How to lose data with Google photos/drive;

**This goes for every other storage solution. **ZFS, Ceph, S3, Tape, SSDs. They all have single points of failure. Yep, even stuff like S3 and Ceph — get your account banned on S3? Your Ceph servers physically catch fire? Yep. You need a 3-2-1 backup strategy, no matter what storage you are using.

What is hard about implementing a 3-2-1 backup strategy?

Tracking files. That is the hard bit. You can say that you need at least 3 copies of each file, but how do you know where they are? If you are just copying files and relying on manual processes, manual tracking, you’re going to get caught out sooner or later. If you have files that are replicated off-site, it’s a pain to check exactly which files are in which place, off site.

So, we know we need at least a 3-2-1 backup strategy, and we know that tracking is the hard bit. Here’s where we introduce our superhero: Git Annex.

So, what does Git Annex do?

Git calls itself a “stupid content tracker”.

Git Annex calls itself a “stupid filename and metadata tracker”.

Git Annex is not a backup tool, or a better storage system. It just can be used to as a really awesome way to track (and copy, check, etc) files across lots of different types of storage.

Putting it simply, using Git Annex, you can add files (in particular, large files), that don’t have to be pulled down in every place where you clone the repository. However, you can track exactly in which repos you have those files. Let me show by example;

user@host: **git annex whereis "2019-10 Wedding/IMG001.jpg"**
whereis 2019-10 Wedding/IMG001.jpg (6 copies)
  2a85a996-5601-42ee-a5eb-637ab9fcd869 -- HDD-home-storinator-SN-ABC
  e0156b12-7b3f-4697-aebb-4de7456890f1 -- SSD-home-mindstorm-SN-XYZ
  ff4a9c3f-435b-4d13-be85-0b8d1e4631a3 -- HDD-storageunit-SN-QQR
  d2e9ee3e-49bf-4600-bd49-0ed5dc089373 -- AWS-S3-Glacier-account-foo
  7e215541-7715-4490-b3ad-afd8d4e8c10f -- LTO-00000083
  1a4afe67-b5bd-49dc-bb9e-83d0ac1d9bd9 -- LTO-00000413

Yep. My wedding photos are backed up onto 4 different mediums (HDD, SSD, AWS and LTO), in 3 different locations (home, cloud, storage unit).

Git annex allows me to name each repository that I clone, and here’s how I name them;

  • Servers; <disk type (HDD or SSD)>-- For example; HDD-home-storinator-SN-ABC . that’s Hard Drive, at home, in a server called “storinator”, with a disk serial number starting “ABC….”. I don’t want to publish my real disk serial numbers on the internet.

  • Cold storage (my storage unit); Very similar to servers; -storageunit-

  • Cloud; <AWS/Azure/GCP/etc>-<service (eg: S3)>-<username/account number to login>

Note: LTO is Linear Tape. Yep, I backup everything to tape as well. Cold Storage is so useful when a server blows up.

But isn’t Git for developers?

Git isn’t just for developers - modern day infrastructure and sysadmin uses GitOps as much as developers use Git for tracking source code.

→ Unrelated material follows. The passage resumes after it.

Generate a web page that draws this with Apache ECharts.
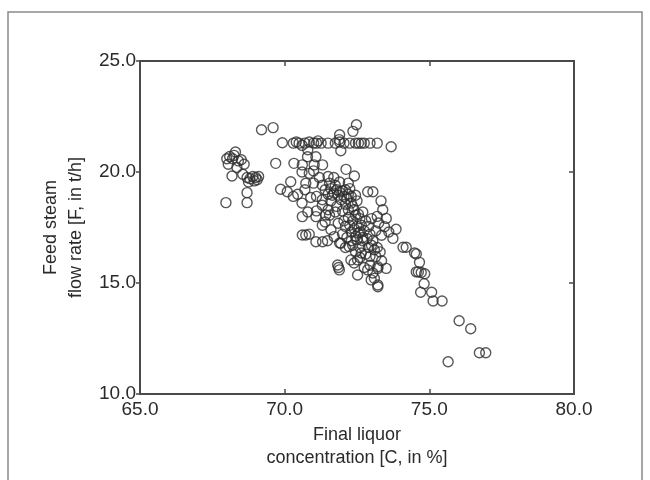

Git is the perfect tool for the job, that is open source, widely used, incredibly widely tested, it’s robust, and readily available everwhere. Git Annex is an elegant extension of that concept.

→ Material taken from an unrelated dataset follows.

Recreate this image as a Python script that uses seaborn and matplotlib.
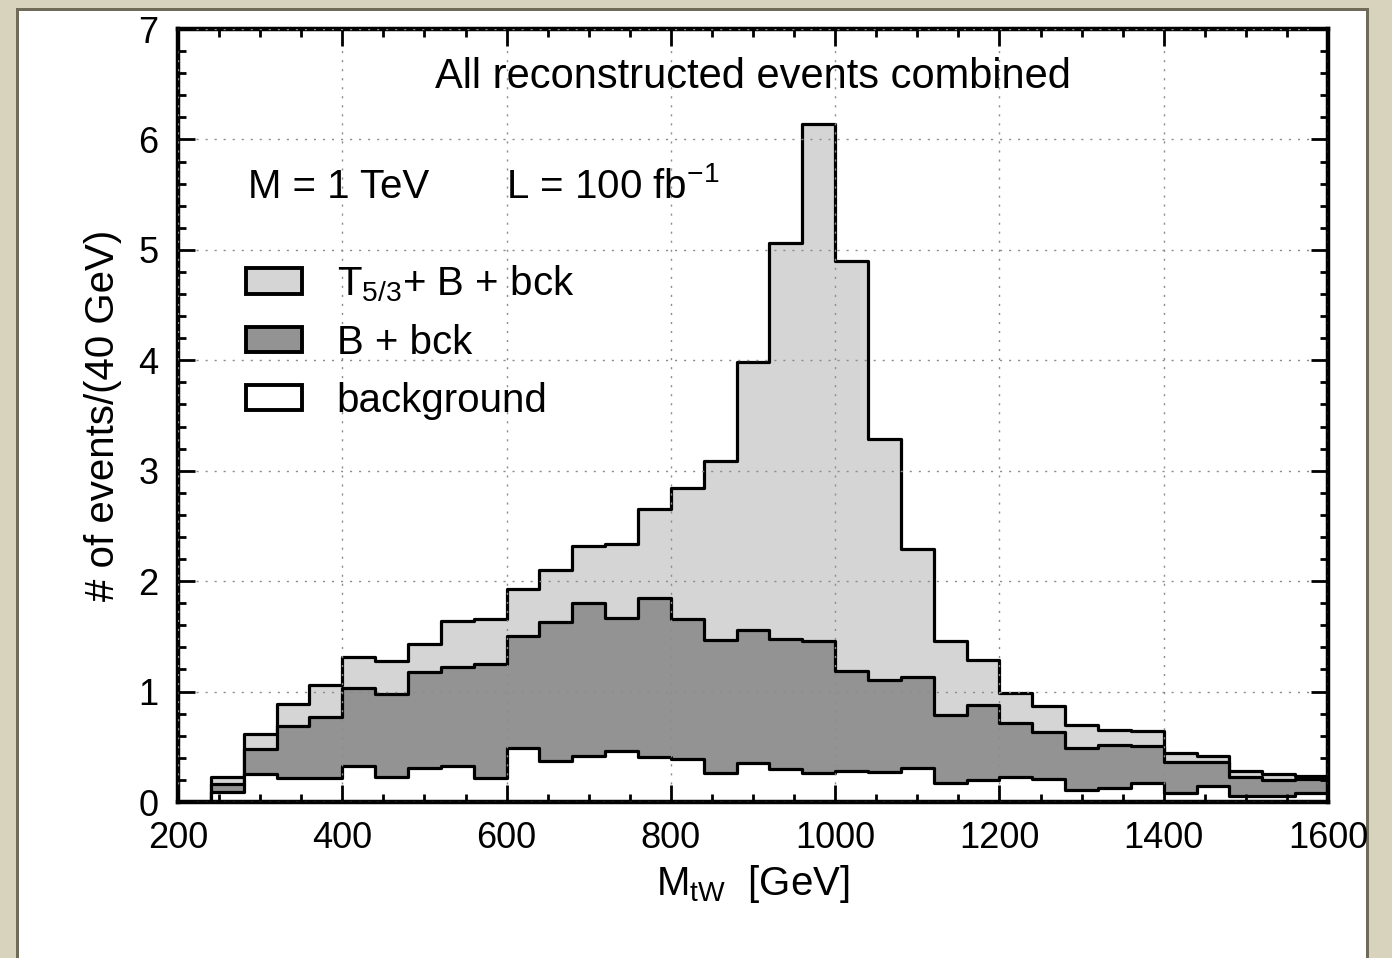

Other essential reasons I use Git Annex;

  • It “fails open”. My files are just regular files/symlinks on a filesystem. There’s no “magic”, or proprietary database. This means I’m not too concerned if Git annex development stops, or more importantly, if I want to get files off a LTO tape in 10 years.

  • There is no central point of failure — there is no index server that needs to stay online, any cloned repository has a full list of files.

  • It works with offline storage (eg, LTO tapes, HDDs in a storage unit) super easily.

  • For old photos or files I don’t need often, I can just “drop” them from my servers and workstations to save storage space, knowing that there are safe copies on tape, in the cloud, or elsewhere. Git Annex tracks this for me.

  • It’s Open Source and seems pretty stable. Linux support.

  • As a hobbyist developer, I’m already super familiar with Git.

  • It’s design philosophy is not to do too much (although it supports BitTorrent, Glacier, etc via the native clients if they’re installed locally).

  • It works with basically any storage because it doesn’t use any magic — AWS, LTO tapes, HDDs, whatever.

  • It’s super easy to track how many copies of a file I have, and where they are. If used properly, it will stop me deleting a file locally if it’s the last copy (or if I’ve told Git Annex to keep at least 3, or 5 copies).

Summary;

All storage has single points of failure. I use Git Annex because I don’t trust any storage, and because it’s so good at tracking files, it really helps me implement a 3–2–1 backup strategy.